» OBJECTIVE:
Copy exactly, and only, the lines below from the first through the one containing "plt.rcParams['font.family'] = ['Inter', 'DejaVu", both included; pictures are omitted.

» STORED DATA:

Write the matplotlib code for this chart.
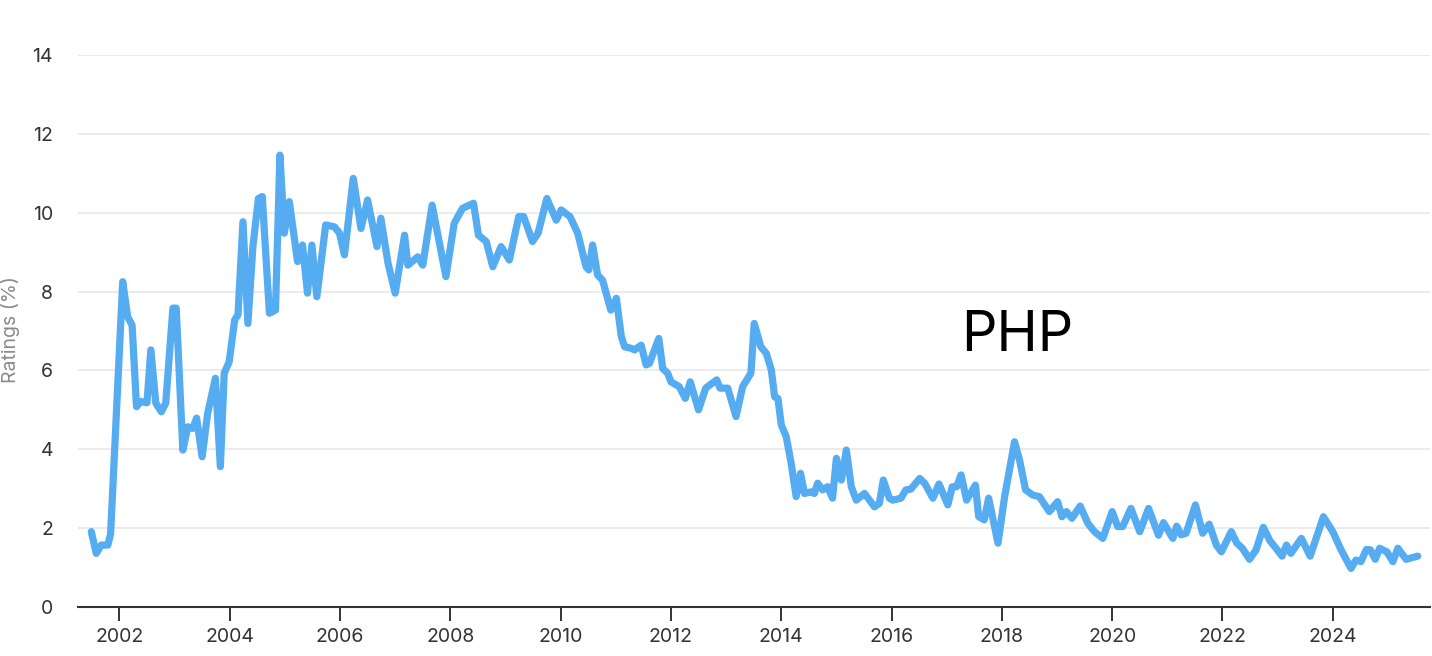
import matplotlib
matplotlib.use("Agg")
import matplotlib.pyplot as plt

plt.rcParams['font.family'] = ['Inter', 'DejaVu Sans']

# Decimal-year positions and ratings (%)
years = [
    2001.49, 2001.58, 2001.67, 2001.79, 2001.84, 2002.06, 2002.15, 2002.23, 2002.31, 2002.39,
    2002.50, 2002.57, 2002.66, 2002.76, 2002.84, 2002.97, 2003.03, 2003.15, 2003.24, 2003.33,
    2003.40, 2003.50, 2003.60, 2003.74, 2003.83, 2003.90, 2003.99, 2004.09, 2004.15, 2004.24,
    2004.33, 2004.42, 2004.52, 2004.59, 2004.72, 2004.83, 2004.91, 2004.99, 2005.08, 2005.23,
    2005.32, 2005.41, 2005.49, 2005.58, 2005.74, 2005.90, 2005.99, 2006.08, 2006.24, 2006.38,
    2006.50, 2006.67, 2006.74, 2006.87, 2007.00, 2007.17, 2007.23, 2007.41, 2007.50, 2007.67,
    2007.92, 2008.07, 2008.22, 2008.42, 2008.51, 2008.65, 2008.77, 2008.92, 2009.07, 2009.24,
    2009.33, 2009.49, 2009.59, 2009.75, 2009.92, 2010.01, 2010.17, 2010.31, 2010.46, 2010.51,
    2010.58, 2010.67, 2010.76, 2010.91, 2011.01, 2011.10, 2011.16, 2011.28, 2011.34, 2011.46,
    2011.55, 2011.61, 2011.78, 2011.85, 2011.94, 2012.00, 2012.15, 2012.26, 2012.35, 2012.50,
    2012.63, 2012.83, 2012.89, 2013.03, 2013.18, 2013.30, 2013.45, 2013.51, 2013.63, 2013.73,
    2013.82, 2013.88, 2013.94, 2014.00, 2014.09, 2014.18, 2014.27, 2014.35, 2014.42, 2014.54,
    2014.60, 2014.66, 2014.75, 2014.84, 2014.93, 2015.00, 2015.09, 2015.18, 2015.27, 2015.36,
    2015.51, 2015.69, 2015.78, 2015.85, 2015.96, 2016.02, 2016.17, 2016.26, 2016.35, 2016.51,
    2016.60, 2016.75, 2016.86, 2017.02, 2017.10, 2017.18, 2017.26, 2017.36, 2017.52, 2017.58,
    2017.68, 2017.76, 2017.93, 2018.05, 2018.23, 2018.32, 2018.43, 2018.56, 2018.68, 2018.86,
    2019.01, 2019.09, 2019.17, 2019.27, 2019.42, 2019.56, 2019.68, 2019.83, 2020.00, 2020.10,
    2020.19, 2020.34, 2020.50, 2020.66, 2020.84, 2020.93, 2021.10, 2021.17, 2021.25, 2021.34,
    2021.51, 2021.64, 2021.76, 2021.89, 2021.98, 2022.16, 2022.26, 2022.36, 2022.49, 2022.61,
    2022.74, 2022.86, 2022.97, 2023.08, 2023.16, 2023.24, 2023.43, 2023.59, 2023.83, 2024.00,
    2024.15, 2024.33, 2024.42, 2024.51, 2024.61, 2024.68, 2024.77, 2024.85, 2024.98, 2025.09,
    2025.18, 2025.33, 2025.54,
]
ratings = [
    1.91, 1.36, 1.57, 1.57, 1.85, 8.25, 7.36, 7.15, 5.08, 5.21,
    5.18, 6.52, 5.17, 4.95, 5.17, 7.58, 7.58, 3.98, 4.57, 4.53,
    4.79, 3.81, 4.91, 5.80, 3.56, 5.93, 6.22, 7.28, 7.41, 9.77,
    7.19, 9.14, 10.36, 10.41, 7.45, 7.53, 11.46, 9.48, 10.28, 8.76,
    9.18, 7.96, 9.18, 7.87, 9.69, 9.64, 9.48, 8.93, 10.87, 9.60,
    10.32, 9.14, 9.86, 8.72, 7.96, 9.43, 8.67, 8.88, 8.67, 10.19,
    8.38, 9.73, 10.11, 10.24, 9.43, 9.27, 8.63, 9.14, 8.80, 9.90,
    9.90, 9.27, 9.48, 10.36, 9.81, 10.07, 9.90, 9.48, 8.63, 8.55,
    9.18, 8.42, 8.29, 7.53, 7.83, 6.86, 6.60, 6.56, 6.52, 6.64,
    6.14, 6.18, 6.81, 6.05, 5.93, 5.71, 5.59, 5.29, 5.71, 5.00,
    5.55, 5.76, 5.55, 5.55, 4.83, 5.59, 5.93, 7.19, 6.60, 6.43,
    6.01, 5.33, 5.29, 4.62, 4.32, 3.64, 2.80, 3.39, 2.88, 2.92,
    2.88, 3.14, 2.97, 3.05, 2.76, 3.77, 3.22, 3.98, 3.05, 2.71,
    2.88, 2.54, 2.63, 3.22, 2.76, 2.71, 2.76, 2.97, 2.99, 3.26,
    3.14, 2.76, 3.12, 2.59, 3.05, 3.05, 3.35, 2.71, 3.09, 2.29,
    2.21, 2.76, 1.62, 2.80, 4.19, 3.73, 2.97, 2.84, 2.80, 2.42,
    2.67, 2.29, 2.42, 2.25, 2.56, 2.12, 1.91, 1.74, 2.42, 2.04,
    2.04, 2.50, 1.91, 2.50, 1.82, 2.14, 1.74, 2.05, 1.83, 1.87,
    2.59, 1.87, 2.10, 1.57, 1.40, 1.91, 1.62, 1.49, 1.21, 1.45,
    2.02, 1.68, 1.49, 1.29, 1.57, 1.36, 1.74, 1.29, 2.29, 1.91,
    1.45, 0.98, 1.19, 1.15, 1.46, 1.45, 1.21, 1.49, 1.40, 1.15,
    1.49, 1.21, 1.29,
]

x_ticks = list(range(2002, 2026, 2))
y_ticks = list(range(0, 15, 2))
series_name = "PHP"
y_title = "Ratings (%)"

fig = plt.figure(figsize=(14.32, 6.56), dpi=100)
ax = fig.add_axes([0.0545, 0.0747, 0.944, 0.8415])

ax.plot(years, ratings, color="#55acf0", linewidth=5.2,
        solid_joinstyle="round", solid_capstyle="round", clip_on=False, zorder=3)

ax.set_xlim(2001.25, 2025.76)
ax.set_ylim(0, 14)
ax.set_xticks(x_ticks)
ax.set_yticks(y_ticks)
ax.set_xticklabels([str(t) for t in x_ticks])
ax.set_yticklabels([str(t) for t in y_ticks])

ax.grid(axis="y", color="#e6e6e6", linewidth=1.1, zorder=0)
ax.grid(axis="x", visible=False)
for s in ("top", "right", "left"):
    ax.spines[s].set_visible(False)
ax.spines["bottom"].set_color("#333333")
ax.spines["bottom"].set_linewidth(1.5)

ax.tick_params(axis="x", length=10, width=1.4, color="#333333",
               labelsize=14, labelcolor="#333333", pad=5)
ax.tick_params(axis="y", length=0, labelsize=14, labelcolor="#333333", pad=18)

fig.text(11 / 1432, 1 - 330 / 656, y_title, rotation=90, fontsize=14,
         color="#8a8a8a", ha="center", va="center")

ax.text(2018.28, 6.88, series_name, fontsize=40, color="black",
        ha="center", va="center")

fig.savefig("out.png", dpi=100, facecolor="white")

» TASK ANSWER:
Write the matplotlib code for this chart.
import matplotlib
matplotlib.use("Agg")
import matplotlib.pyplot as plt

plt.rcParams['font.family'] = ['Inter', 'DejaVu Sans']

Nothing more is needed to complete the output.